GCC fossil fuel companies can stay competitive by investing in R&D to innovate and align with energy transition trends.

Key areas of focus include enhanced recovery methods to improve hydrocarbon reservoir efficiency, as well as emission reduction strategies to decarbonise the production and use of hydrocarbons, making them part of the solution to future energy challenges.

Advancing hydrogen and e-fuels will capture the growing market, while integrating renewables and low-carbon technologies helps diversify energy portfolios.

Additionally, digital transformation through AI and analytics can optimise operations and reduce costs, further enhancing competitiveness in the evolving energy landscape.


What role, if any, do you see for oil and gas in the region’s energy mix by 2050, and how should companies in the GCC position themselves for this evolving reality?

Oil and gas will remain integral to the region’s energy mix by 2050, though with a reduced share as alternative energy sources expand.

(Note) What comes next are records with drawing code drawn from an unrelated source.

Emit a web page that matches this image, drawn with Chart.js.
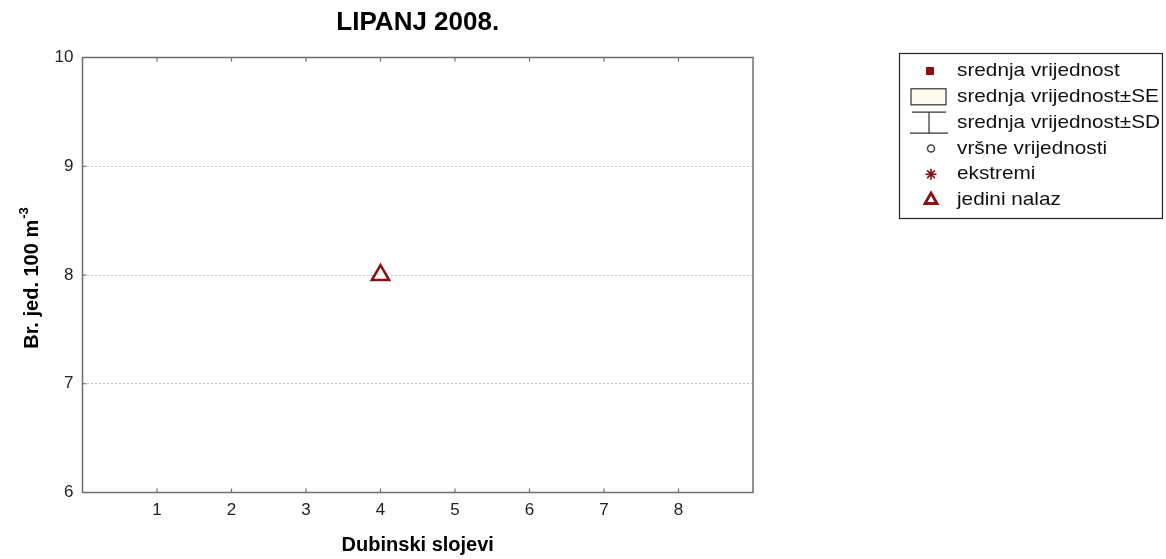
<!DOCTYPE html>
<html><head><meta charset="utf-8">
<script src="https://cdn.jsdelivr.net/npm/chart.js@4/dist/chart.umd.min.js"></script>
<style>html,body{margin:0;padding:0;background:#fff;}</style>
</head><body>
<canvas id="c" width="1166" height="559"></canvas>
<script>
// ---- data ----
const chartTitle = 'LIPANJ 2008.';
const xAxisTitle = 'Dubinski slojevi';
const yAxisTitle = 'Br. jed. 100 m';
const yAxisTitleSup = '-3';
const xTickValues = [1, 2, 3, 4, 5, 6, 7, 8];
const yTickValues = [6, 7, 8, 9, 10];
const xRange = [0, 9];
const yRange = [6, 10];
const singleFindX = [4];
const singleFindY = [8];
const legendLabels = ['srednja vrijednost', 'srednja vrijednost±SE', 'srednja vrijednost±SD', 'vršne vrijednosti', 'ekstremi', 'jedini nalaz'];
const legendKinds = ['mean', 'se', 'sd', 'outlier', 'extreme', 'single'];

const FONT = "'Liberation Sans', Arial, sans-serif";
const DARKRED = '#8b1010';
const AXISCOL = '#6e6e6e';

const framePlugin = {
  id: 'frame',
  afterDraw(chart) {
    const {ctx, chartArea: a, scales} = chart;
    ctx.save();
    ctx.strokeStyle = AXISCOL;
    ctx.lineWidth = 1.5;
    ctx.strokeRect(a.left, a.top, a.right - a.left, a.bottom - a.top);
    ctx.lineWidth = 1.2;
    ctx.beginPath();
    xTickValues.forEach(v => {
      const px = scales.x.getPixelForValue(v);
      ctx.moveTo(px, a.bottom); ctx.lineTo(px, a.bottom - 4);
      ctx.moveTo(px, a.top); ctx.lineTo(px, a.top + 4);
    });
    yTickValues.forEach(v => {
      const py = scales.y.getPixelForValue(v);
      ctx.moveTo(a.left, py); ctx.lineTo(a.left + 4, py);
    });
    ctx.stroke();

    // y axis title with superscript
    const midY = (a.top + a.bottom) / 2 + 3;
    ctx.translate(32, midY);
    ctx.rotate(-Math.PI / 2);
    ctx.fillStyle = '#000';
    ctx.textBaseline = 'middle';
    ctx.font = 'bold 20px ' + FONT;
    const w1 = ctx.measureText(yAxisTitle).width;
    ctx.font = 'bold 13px ' + FONT;
    const w2 = ctx.measureText(yAxisTitleSup).width;
    const start = -(w1 + w2 + 1) / 2;
    ctx.font = 'bold 20px ' + FONT;
    ctx.textAlign = 'left';
    ctx.fillText(yAxisTitle, start, 0);
    ctx.font = 'bold 13px ' + FONT;
    ctx.fillText(yAxisTitleSup, start + w1 + 1, -8);
    ctx.restore();

    // legend
    const bx = 899.5, by = 53.5, bw = 263, bh = 165;
    ctx.save();
    ctx.fillStyle = '#fff';
    ctx.fillRect(bx, by, bw, bh);
    ctx.strokeStyle = '#222';
    ctx.lineWidth = 1.2;
    ctx.strokeRect(bx, by, bw, bh);
    const rowY0 = 71, rowStep = 25.8, mx = 930, tx = 957;
    ctx.font = '19px ' + FONT;
    const refW = ctx.measureText(legendLabels[2]).width;
    const sx = 203 / refW;
    legendKinds.forEach((k, i) => {
      const y = rowY0 + i * rowStep;
      ctx.save();
      if (k === 'mean') {
        ctx.fillStyle = DARKRED;
        ctx.fillRect(mx - 4, y - 4, 8, 8);
      } else if (k === 'se') {
        ctx.fillStyle = '#fffaf0';
        ctx.strokeStyle = '#333';
        ctx.lineWidth = 1.2;
        ctx.fillRect(911, y - 8, 35, 16);
        ctx.strokeRect(911, y - 8, 35, 16);
      } else if (k === 'sd') {
        ctx.strokeStyle = '#333';
        ctx.lineWidth = 1.2;
        ctx.beginPath();
        ctx.moveTo(912, y - 10.5); ctx.lineTo(946, y - 10.5);
        ctx.moveTo(929, y - 10.5); ctx.lineTo(929, y + 10.5);
        ctx.moveTo(910, y + 10.5); ctx.lineTo(948, y + 10.5);
        ctx.stroke();
      } else if (k === 'outlier') {
        ctx.strokeStyle = '#444';
        ctx.lineWidth = 1.5;
        ctx.beginPath();
        ctx.arc(mx + 1, y, 3.5, 0, Math.PI * 2);
        ctx.stroke();
      } else if (k === 'extreme') {
        ctx.strokeStyle = DARKRED;
        ctx.lineWidth = 1.6;
        ctx.beginPath();
        const r = 5.5;
        for (let j = 0; j < 4; j++) {
          const ang = j * Math.PI / 4;
          ctx.moveTo(mx + 1 - Math.cos(ang) * r, y - Math.sin(ang) * r);
          ctx.lineTo(mx + 1 + Math.cos(ang) * r, y + Math.sin(ang) * r);
        }
        ctx.stroke();
      } else if (k === 'single') {
        ctx.strokeStyle = DARKRED;
        ctx.lineWidth = 2.8;
        ctx.lineJoin = 'miter';
        const r = 7;
        ctx.beginPath();
        ctx.moveTo(mx + 1, y - r);
        ctx.lineTo(mx + 1 + r * 0.866, y + r * 0.5);
        ctx.lineTo(mx + 1 - r * 0.866, y + r * 0.5);
        ctx.closePath();
        ctx.stroke();
      }
      ctx.restore();
      ctx.save();
      ctx.fillStyle = '#111';
      ctx.font = '19px ' + FONT;
      ctx.textBaseline = 'middle';
      ctx.translate(tx, y);
      ctx.scale(sx, 1);
      ctx.fillText(legendLabels[i], 0, 0);
      ctx.restore();
    });
    ctx.restore();
  }
};

new Chart(document.getElementById('c'), {
  type: 'scatter',
  data: {
    datasets: [{
      label: 'jedini nalaz',
      data: singleFindX.map((x, i) => ({x, y: singleFindY[i]})),
      pointStyle: 'triangle',
      pointRadius: 10,
      pointHoverRadius: 10,
      borderWidth: 2.5,
      borderColor: DARKRED,
      backgroundColor: '#ffffff'
    }]
  },
  options: {
    responsive: false,
    animation: false,
    events: [],
    layout: {padding: {left: 0, right: 413, top: 0, bottom: 0}},
    plugins: {
      legend: {display: false},
      tooltip: {enabled: false},
      title: {
        display: true,
        text: chartTitle,
        fullSize: false,
        color: '#000',
        font: {family: FONT, size: 26, weight: 'bold'},
        padding: {top: 7.4, bottom: 18.9}
      }
    },
    scales: {
      x: {
        type: 'linear',
        min: xRange[0], max: xRange[1],
        afterBuildTicks: s => { s.ticks = xTickValues.map(v => ({value: v})); },
        afterFit: s => { s.height = 66.5; },
        grid: {display: false, drawTicks: false},
        border: {display: false},
        ticks: {color: '#222', padding: 8, font: {family: FONT, size: 17}, maxRotation: 0},
        title: {display: true, text: xAxisTitle, color: '#000', font: {family: FONT, size: 20, weight: 'bold'}, padding: {top: 0, bottom: 2}}
      },
      y: {
        type: 'linear',
        min: yRange[0], max: yRange[1],
        afterBuildTicks: s => { s.ticks = yTickValues.map(v => ({value: v})); },
        afterFit: s => { s.width = 82.5; },
        grid: {
          drawTicks: false,
          lineWidth: 1,
          color: c => (c.tick && (c.tick.value === yRange[0] || c.tick.value === yRange[1])) ? 'rgba(0,0,0,0)' : '#c6c6c6'
        },
        border: {display: false, dash: [2, 2]},
        ticks: {color: '#222', padding: 9, font: {family: FONT, size: 17}}
      }
    }
  },
  plugins: [framePlugin]
});
</script>
</body></html>
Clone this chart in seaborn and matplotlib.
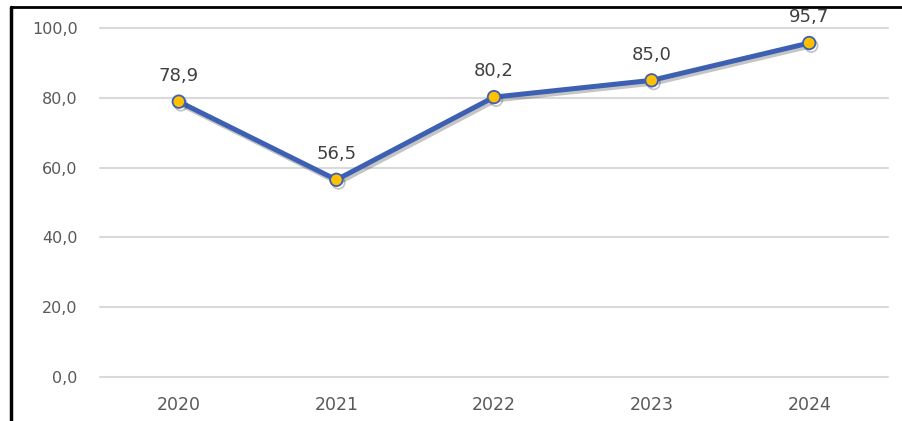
import matplotlib
matplotlib.use("Agg")
import matplotlib.pyplot as plt
import matplotlib.patheffects as pe
from matplotlib.lines import Line2D
import seaborn as sns
import pandas as pd

years = ["2020", "2021", "2022", "2023", "2024"]
values = [78.9, 56.5, 80.2, 85.0, 95.7]
yticks = [0, 20, 40, 60, 80, 100]

sns.set_theme(style="white")
plt.rcParams['font.family'] = ['DejaVu Sans']

df = pd.DataFrame({"year": years, "value": values})

fig = plt.figure(figsize=(9.02, 4.21), dpi=100)
ax = fig.add_axes([100/902, 1-377/421, 788/902, 349/421])

sns.lineplot(data=df, x="year", y="value", ax=ax, color="#3D60B2", lw=3.6,
             marker="o", markersize=9, markerfacecolor="#FFC000",
             markeredgecolor="#3D60B2", markeredgewidth=1.3, sort=False,
             path_effects=[pe.SimpleLineShadow(offset=(1.5, -2), alpha=0.3, shadow_color="#404040"), pe.Normal()])

ax.set_xlim(-0.5, 4.5)
ax.set_ylim(0, 100)
ax.set_yticks(yticks)
ax.set_yticklabels([f"{v:.1f}".replace(".", ",") for v in yticks])
ax.yaxis.grid(True, color="#D9D9D9", lw=1.5)
ax.xaxis.grid(False)
for gl in ax.get_ygridlines():
    gl.set_clip_on(False)
for s in ax.spines.values():
    s.set_visible(False)
ax.tick_params(axis="y", length=0, pad=16, labelsize=11.5, labelcolor="#595959")
ax.tick_params(axis="x", length=0, pad=14, labelsize=12.5, labelcolor="#595959")
ax.set_xlabel("")
ax.set_ylabel("")

for i, v in enumerate(values):
    ax.annotate(f"{v:.1f}".replace(".", ","), (i, v), xytext=(0, 15),
                textcoords="offset points", ha="center", va="baseline",
                fontsize=13, color="#404040")

fig.add_artist(Line2D([11/902, 11/902], [0, 1-7/421], color="black", lw=2.5, transform=fig.transFigure))
fig.add_artist(Line2D([11/902, 1], [1-7/421, 1-7/421], color="black", lw=2, transform=fig.transFigure))

fig.savefig("out.png", dpi=100)
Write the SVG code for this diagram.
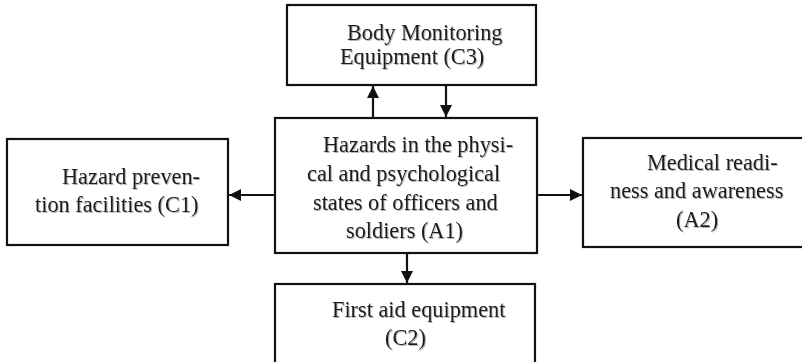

GCC energy companies can adapt to shifting demand and rising competition by enhancing cost efficiency through digitalisation and automation, which help cut costs and boost profitability. Decarbonising operations by focusing on cost-competitive solutions is also crucial in meeting future energy demands.

Additionally, diversifying markets and products by targeting growing markets in Asia and Africa, and investing in renewables, hydrogen, and carbon capture, will enable companies to meet the increasing demand for low-carbon solutions.